TASK DETAILS –
Output every line exactly as written. Leave out pictures.

INFORMATION PROVIDED –
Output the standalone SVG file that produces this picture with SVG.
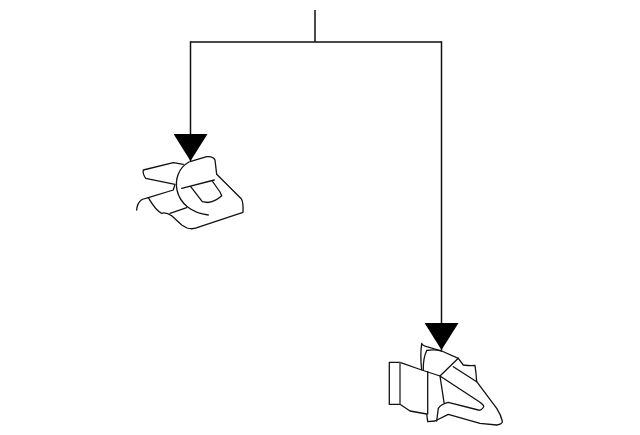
<svg xmlns="http://www.w3.org/2000/svg" width="640" height="435" viewBox="0 0 640 435">
<style>
.c{fill:none;stroke:#111;stroke-width:1.5}
.p{fill:none;stroke:#111;stroke-width:1.3;stroke-linejoin:round;stroke-linecap:round}
.g{fill:none;stroke:#777;stroke-width:1.3}
</style>
<defs>
<marker id="a" markerUnits="userSpaceOnUse" markerWidth="34" markerHeight="28" refX="17" refY="27" orient="0" viewBox="0 0 34 28"><path d="M0 0H34L17 27Z" fill="#000"/></marker>
</defs>
<rect width="640" height="435" fill="#fff"/>
<g id="part-upper">
<path class="p" d="M190 161.7L206.7 156.700Q213 156 215 160L216.700 174.300L241.500 199Q243.500 203 243 212.300L200 226.700Q193 230 187 228L181.700 225L171.700 215.700Q166 212 161.700 213.300Q156 211 148.300 197.700L142 199.500Q137 203 136.700 210"/>
<path class="p" d="M148.300 197.700L173.300 190L175 184.300L145.700 178.300Q142.500 174 143.300 170L173.300 162.700L183.300 164.300"/>
<path class="p" d="M189 162C178 168 175 180 177 190C180 204 192 213 208.300 215"/>
<path class="p" d="M181.700 188.300L214.300 180M190.700 186.700L202.300 201.700L208 202.500Q216 201 221.700 195.700L220 192L212.300 181M170 213.300L186.700 207.700"/>
</g>
<g id="part-lower">
<path class="p" d="M389.300 362.300H400V404.300H389.300ZM400 362.300L421.700 370L440 376M400 404.300L410 411L426.700 414L427.700 421.700L435 421L448.300 414.300L480 423.300L496.700 425Q503 424 502.300 421Q501 415 496.700 408.300L476.700 381.700Q476 372 475 365.500Q470 366 463.300 365L458.300 358.300L441.700 351L426.700 346.700Q422 345 421.700 343.300Q420 355 421.700 370"/>
<path class="g" d="M400 362.300V404.300"/>
<path class="p" d="M426.700 350.500Q423 358 423.300 370M427.700 371.700V414M440 376L458.300 358.300M440 376L480 402.300Q485 406 483.300 407.500Q481 411 478.300 410L448.300 402.300Q441 404 438.300 408.300L436.700 421M440 376L444 402.300M453.300 366.700L476.700 381.700M426.700 350.500Q434 349 441.700 351"/>
</g>
<g id="connectors">
<path class="c" d="M315 10V42M190.500 42H441.500"/>
<path class="c" d="M190.500 41.300V161" marker-end="url(#a)"/>
<path class="c" d="M441.500 41.300V350" marker-end="url(#a)"/>
</g>
</svg>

ANSWER IN FULL –
Output the standalone SVG file that produces this picture with SVG.
<svg xmlns="http://www.w3.org/2000/svg" width="640" height="435" viewBox="0 0 640 435">
<style>
.c{fill:none;stroke:#111;stroke-width:1.5}
.p{fill:none;stroke:#111;stroke-width:1.3;stroke-linejoin:round;stroke-linecap:round}
.g{fill:none;stroke:#777;stroke-width:1.3}
</style>
<defs>
<marker id="a" markerUnits="userSpaceOnUse" markerWidth="34" markerHeight="28" refX="17" refY="27" orient="0" viewBox="0 0 34 28"><path d="M0 0H34L17 27Z" fill="#000"/></marker>
</defs>
<rect width="640" height="435" fill="#fff"/>
<g id="part-upper">
<path class="p" d="M190 161.7L206.7 156.700Q213 156 215 160L216.700 174.300L241.500 199Q243.500 203 243 212.300L200 226.700Q193 230 187 228L181.700 225L171.700 215.700Q166 212 161.700 213.300Q156 211 148.300 197.700L142 199.500Q137 203 136.700 210"/>
<path class="p" d="M148.300 197.700L173.300 190L175 184.300L145.700 178.300Q142.500 174 143.300 170L173.300 162.700L183.300 164.300"/>
<path class="p" d="M189 162C178 168 175 180 177 190C180 204 192 213 208.300 215"/>
<path class="p" d="M181.700 188.300L214.300 180M190.700 186.700L202.300 201.700L208 202.500Q216 201 221.700 195.700L220 192L212.300 181M170 213.300L186.700 207.700"/>
</g>
<g id="part-lower">
<path class="p" d="M389.300 362.300H400V404.300H389.300ZM400 362.300L421.700 370L440 376M400 404.300L410 411L426.700 414L427.700 421.700L435 421L448.300 414.300L480 423.300L496.700 425Q503 424 502.300 421Q501 415 496.700 408.300L476.700 381.700Q476 372 475 365.500Q470 366 463.300 365L458.300 358.300L441.700 351L426.700 346.700Q422 345 421.700 343.300Q420 355 421.700 370"/>
<path class="g" d="M400 362.300V404.300"/>
<path class="p" d="M426.700 350.500Q423 358 423.300 370M427.700 371.700V414M440 376L458.300 358.300M440 376L480 402.300Q485 406 483.300 407.500Q481 411 478.300 410L448.300 402.300Q441 404 438.300 408.300L436.700 421M440 376L444 402.300M453.300 366.700L476.700 381.700M426.700 350.500Q434 349 441.700 351"/>
</g>
<g id="connectors">
<path class="c" d="M315 10V42M190.500 42H441.500"/>
<path class="c" d="M190.500 41.300V161" marker-end="url(#a)"/>
<path class="c" d="M441.500 41.300V350" marker-end="url(#a)"/>
</g>
</svg>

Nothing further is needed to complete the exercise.